Besonders erschreckend für Wissenschaftler wie mich ist, dass die Trump-Administration Badar Khan Suri, einen indischen Doktoranden, der mit einem Studentenvisum an der Georgetown University lehrte, wegen »aktiver Verbreitung von Hamas-Propaganda und Förderung von Antisemitismus in den sozialen Medien« verhaften lassen hat. Ähnliches geschah dem Green-Card-Inhaber Mahmoud Khalil, der als eines der bekanntesten Gesichter der propalästinensischen Protestbewegung an der Columbia University im vergangenen Jahr gilt.
Trumps erschreckende Maßnahmen haben bei Liberalen und Linken (und sogar bei einigen Konservativen) verständlicherweise für Entsetzen gesorgt. Während die erste Amtszeit Trumps – in der sein größter politischer Erfolg eine massive Steuersenkung für die Reichen war – kaum von den Standardpraktiken früherer republikanischer Politik abwich, scheint seine zweite Amtszeit von einem Wunsch dominiert zu sein: Er will nicht weniger, als den amerikanischen Staat und die amerikanische Gesellschaft verändern. Weniger klar ist hingegen, inwieweit Trumps antidemokratisches Verhalten eigentlich einen Bruch mit der bisherigen Ordnung der USA darstellt.
»Trump und seine Anhänger bauen auf langjährigen amerikanischen Traditionen auf und nutzen die üblichen Instrumente einer amerikanischen Regierung, um die Demokratie zu demontieren.«
Die öffentlichen Debatten drehten sich hauptsächlich um die Frage, ob Trump 2.0 für eine Hinwendung zum Faschismus steht. Diejenigen, die von Faschismus sprechen, haben dabei sicherlich hehre Absichten. Sie wollen schlichtweg verstehen und benennen, was vor sich geht. Doch die Verwendung des Begriffs »Faschismus« verstellt den Blick auf die eigentliche Natur und die Probleme der heutigen Zeit. Denn im Kern des Trumpismus liegt eine ganz fundamentale Wahrheit, die einen Vergleich mit dem historischen europäischen Faschismus kaum haltbar macht: Einfach ausgedrückt bauen Trump und seine Anhänger auf langjährigen amerikanischen Traditionen auf und nutzen die üblichen Instrumente einer amerikanischen Regierung, um die Demokratie zu demontieren.
Der Trumpismus ist kein Import aus dem Ausland.

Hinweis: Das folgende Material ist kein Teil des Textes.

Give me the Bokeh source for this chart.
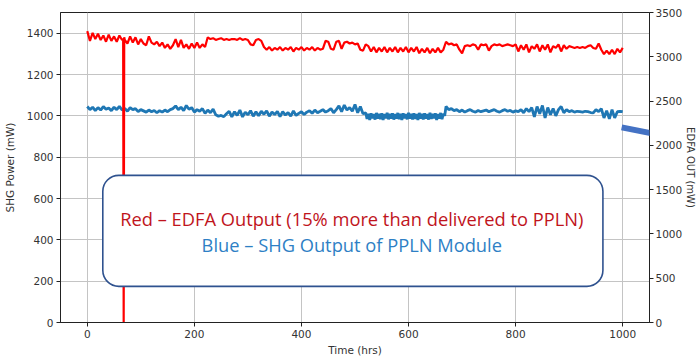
import numpy as np
from bokeh.plotting import figure
from bokeh.models import (Range1d, LinearAxis, FixedTicker, BoxAnnotation, Label, Arrow)
from bokeh.embed import file_html
from bokeh.resources import INLINE

# ---------------- data ----------------
# EDFA output (right axis, mW), sampled every 5 hrs with a dropout near 68 hrs
red_hours = list(range(0, 70, 5)) + [67, 68, 69] + list(range(70, 1001, 5))
red_values = [
    3290, 3180, 3270, 3200, 3260, 3190, 3240, 3170, 3250, 3180, 3230, 3170, 3240, 3190,
    3200, 0, 3220,
    3190, 3150, 3230, 3160, 3220, 3140, 3200, 3150, 3130, 3230,   # 70-115
    3160, 3140, 3170, 3120, 3160, 3100, 3140, 3090, 3130, 3200,   # 120-165
    3110, 3190, 3100, 3140, 3090, 3150, 3100, 3160, 3100, 3140,   # 170-215
    3110, 3220, 3200, 3210, 3190, 3200, 3210, 3190, 3200, 3190,   # 220-265
    3200, 3200, 3190, 3210, 3190, 3200, 3190, 3140, 3130, 3190,   # 270-315
    3200, 3180, 3110, 3080, 3110, 3070, 3100, 3080, 3110, 3070,   # 320-365
    3100, 3080, 3110, 3060, 3100, 3080, 3110, 3070, 3100, 3080,   # 370-415
    3110, 3070, 3100, 3080, 3090, 3180, 3170, 3090, 3080, 3170,   # 420-465
    3180, 3090, 3160, 3170, 3150, 3160, 3140, 3150, 3080, 3070,   # 470-515
    3140, 3120, 3060, 3110, 3050, 3100, 3060, 3110, 3050, 3100,   # 520-565
    3060, 3110, 3050, 3100, 3060, 3110, 3050, 3100, 3060, 3110,   # 570-615
    3040, 3090, 3050, 3100, 3040, 3090, 3050, 3100, 3050, 3080,   # 620-665
    3170, 3140, 3150, 3130, 3140, 3080, 3040, 3120, 3130, 3120,   # 670-715
    3140, 3130, 3080, 3140, 3130, 3140, 3070, 3120, 3140, 3130,   # 720-765
    3140, 3120, 3130, 3140, 3130, 3120, 3140, 3060, 3130, 3080,   # 770-815
    3140, 3050, 3120, 3090, 3140, 3060, 3130, 3080, 3140, 3050,   # 820-865
    3120, 3100, 3140, 3060, 3130, 3090, 3120, 3110, 3100, 3110,   # 870-915
    3100, 3110, 3100, 3120, 3130, 3100, 3090, 3150, 3080, 3030,   # 920-965
    3070, 3030, 3080, 3030, 3090, 3050, 3100,                     # 970-1000
]

# SHG output (left axis, mW)
blue_hours = list(range(0, 520, 5)) + list(np.arange(520, 670, 2.5)) + list(range(670, 1001, 5))
blue_values = [
    1045, 1030, 1042, 1025, 1040, 1028, 1045, 1032, 1038, 1025,   # 0-45
    1042, 1030, 1046, 1028, 1036, 1022, 1040, 1030, 1035, 1020,   # 50-95
    1030, 1024, 1018, 1028, 1020, 1026, 1015, 1025, 1018, 1028,   # 100-145
    1020, 1030, 1035, 1048, 1030, 1042, 1025, 1050, 1032, 1040,   # 150-195
    1018, 1030, 1022, 1035, 1012, 1028, 1015, 1032, 1005, 998,    # 200-245
    1002, 996, 1010, 1022, 995, 1020, 1002, 1028, 995, 1018,      # 250-295
    1005, 1025, 998, 1020, 1000, 1022, 1008, 1024, 998, 1018,     # 300-345
    1006, 1022, 996, 1020, 1004, 1016, 998, 1024, 1002, 1012,     # 350-395
    1020, 1006, 1018, 1025, 1012, 1028, 1015, 1022, 1030, 1018,   # 400-445
    1025, 1035, 1015, 1030, 1048, 1020, 1052, 1028, 1040, 1022,   # 450-495
    1055, 1015, 1045, 1010,                                       # 500-515
    1015, 985, 1010, 980, 1012, 988, 1008, 982, 1014, 986,        # 520-542.5
    1010, 984, 1012, 980, 1008, 988, 1015, 983, 1010, 986,
    1012, 982, 1008, 987, 1014, 984, 1010, 980, 1012, 988,
    1008, 983, 1015, 986, 1010, 982, 1012, 985, 1008, 980,
    1014, 987, 1010, 983, 1012, 986, 1008, 982, 1015, 985,
    1010, 988, 1012, 980, 1008, 986, 1014, 984, 1010, 1000,       # -667.5
    1045, 1030, 1035, 1025, 1030, 1020, 1028, 1018, 1025, 1030,   # 670-715
    1022, 1018, 1026, 1020, 1024, 1028, 1020, 1025, 1030, 1022,   # 720-765
    1018, 1025, 1030, 1022, 1026, 1018, 1024, 1020, 1030, 1015,   # 770-815
    1035, 1020, 1040, 995, 1045, 1010, 1050, 990, 1040, 1005,     # 820-865
    1035, 1000, 1030, 1045, 1015, 1030, 1020, 1025, 1018, 1022,   # 870-915
    1020, 1018, 1022, 1020, 1016, 1014, 1030, 1020, 1035, 990,    # 920-965
    1025, 985, 1030, 990, 1020, 1022, 1020,                       # 970-1000
]

x_ticks = [0, 200, 400, 600, 800, 1000]
left_ticks = [0, 200, 400, 600, 800, 1000, 1200, 1400]
right_ticks = [0, 500, 1000, 1500, 2000, 2500, 3000, 3500]

line1 = "Red \u2013 EDFA Output (15% more than delivered to PPLN)"
line2 = "Blue \u2013 SHG Output of PPLN Module"

# annotation geometry (data units)
box_left, box_right, box_top, box_bottom = 29, 963, 712, 175
text_x, text1_y, text2_y = 494, 504, 378
arrow_x0, arrow_y0, arrow_x1, arrow_y1 = 998, 944, 1185, 848

# ---------------- figure ----------------
TICK_FONT = "DejaVu Sans"
p = figure(width=699, height=359, output_backend="svg", toolbar_location=None,
           x_range=Range1d(-50, 1050), y_range=Range1d(0, 1500),
           min_border_left=60, min_border_right=44, min_border_top=12, min_border_bottom=37)
p.extra_y_ranges = {"edfa": Range1d(0, 3500)}

p.background_fill_color = "white"
p.border_fill_color = "white"
p.outline_line_color = "#222222"
p.outline_line_width = 1

p.xgrid.ticker = FixedTicker(ticks=x_ticks)
p.ygrid.ticker = FixedTicker(ticks=left_ticks)
for g in (p.xgrid, p.ygrid):
    g.grid_line_color = "#c4c4c4"
    g.grid_line_width = 1

def style_axis(ax):
    ax.axis_line_color = "#222222"
    ax.major_tick_line_color = "#222222"
    ax.major_tick_out = 4
    ax.major_tick_in = 0
    ax.minor_tick_line_color = None
    ax.major_label_text_font = TICK_FONT
    ax.major_label_text_font_size = "10.5px"
    ax.major_label_text_color = "#333333"
    ax.major_label_standoff = 3
    ax.axis_label_text_font = TICK_FONT
    ax.axis_label_text_font_size = "10.5px"
    ax.axis_label_text_font_style = "normal"
    ax.axis_label_text_color = "#333333"

p.xaxis.ticker = FixedTicker(ticks=x_ticks)
p.xaxis.axis_label = "Time (hrs)"
style_axis(p.xaxis[0])
p.xaxis.axis_label_standoff = 3

p.yaxis.ticker = FixedTicker(ticks=left_ticks)
p.yaxis.axis_label = "SHG Power (mW)"
style_axis(p.yaxis[0])
p.yaxis.axis_label_standoff = 8

right_axis = LinearAxis(y_range_name="edfa", ticker=FixedTicker(ticks=right_ticks),
                        axis_label="EDFA OUT (mW)")
style_axis(right_axis)
right_axis.axis_label_text_font_size = "10px"
right_axis.major_label_standoff = 2
right_axis.axis_label_standoff = 0
right_axis.axis_label_orientation = "vertical"
p.add_layout(right_axis, "right")

p.line(blue_hours, blue_values, line_color="#1f77b4", line_width=2.8)
p.line(red_hours, red_values, y_range_name="edfa", line_color="#ff0000", line_width=2.2)

box = BoxAnnotation(left=box_left, right=box_right, top=box_top, bottom=box_bottom,
                    fill_color="white", fill_alpha=1.0, line_color="#2f528f", line_alpha=1.0,
                    line_width=1.6, border_radius=16, level="overlay")
p.add_layout(box)

p.add_layout(Label(x=text_x, y=text1_y, text=line1, text_align="center",
                   text_baseline="alphabetic", text_font="Open Sans",
                   text_font_size="18.3px", text_color="#c0141c", level="overlay"))
p.add_layout(Label(x=text_x, y=text2_y, text=line2, text_align="center",
                   text_baseline="alphabetic", text_font="Open Sans",
                   text_font_size="18.3px", text_color="#2e7fc5", level="overlay"))

p.add_layout(Arrow(end=None, x_start=arrow_x0, y_start=arrow_y0, x_end=arrow_x1, y_end=arrow_y1,
                   line_color="#4472c4", line_width=6, line_cap="butt", level="overlay"))

open("out.html", "w").write(file_html(p, INLINE))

Er ist eindeutig »homegrown«. Wenn die amerikanische Linke ihn jetzt und in Zukunft bekämpfen will, sollte sie sich darauf fokussieren, die uramerikanischen Grundlagen des Autoritarismus des amtierenden US-Präsidenten umzuwälzen.
Nun mag die geneigte Leserin sich die offensichtliche Frage stellen: Ist es nicht vollkommen egal, wie oder als was wir Trump und den Trumpismus bezeichnen? Ist das nicht nur intellektuelles Gepose? In der Tat haben Kritiker die Faschismusdebatte an verschiedenen Stellen als kaum mehr als eine akademische Nabelschau dargestellt, ein besonders dekadentes Beispiel für akademische Abgehoben- und Weltfremdheit in einer Zeit, in der die Trump-Regierung sehr reales menschliches Leid verursacht.
Diese Kritik ist zwar verständlich, geht aber am Ziel vorbei. Denn etwas zu benennen ist die Grundvoraussetzung, um zu einer Diagnose zu gelangen; und erst wenn eine Krankheit diagnostiziert ist, kann ein Heilmittel gefunden werden. Eine falsche politische Analyse und Diagnose führt unweigerlich zu ineffektivem Widerstand. Wenn eine Patientin an einer Herzerkrankung leidet, der Arzt aber Hämorrhoiden diagnostiziert, droht die Patientin an ihrer nicht erkannten Herzkrankheit zu sterben. Ähnliches gilt für die Demokratie.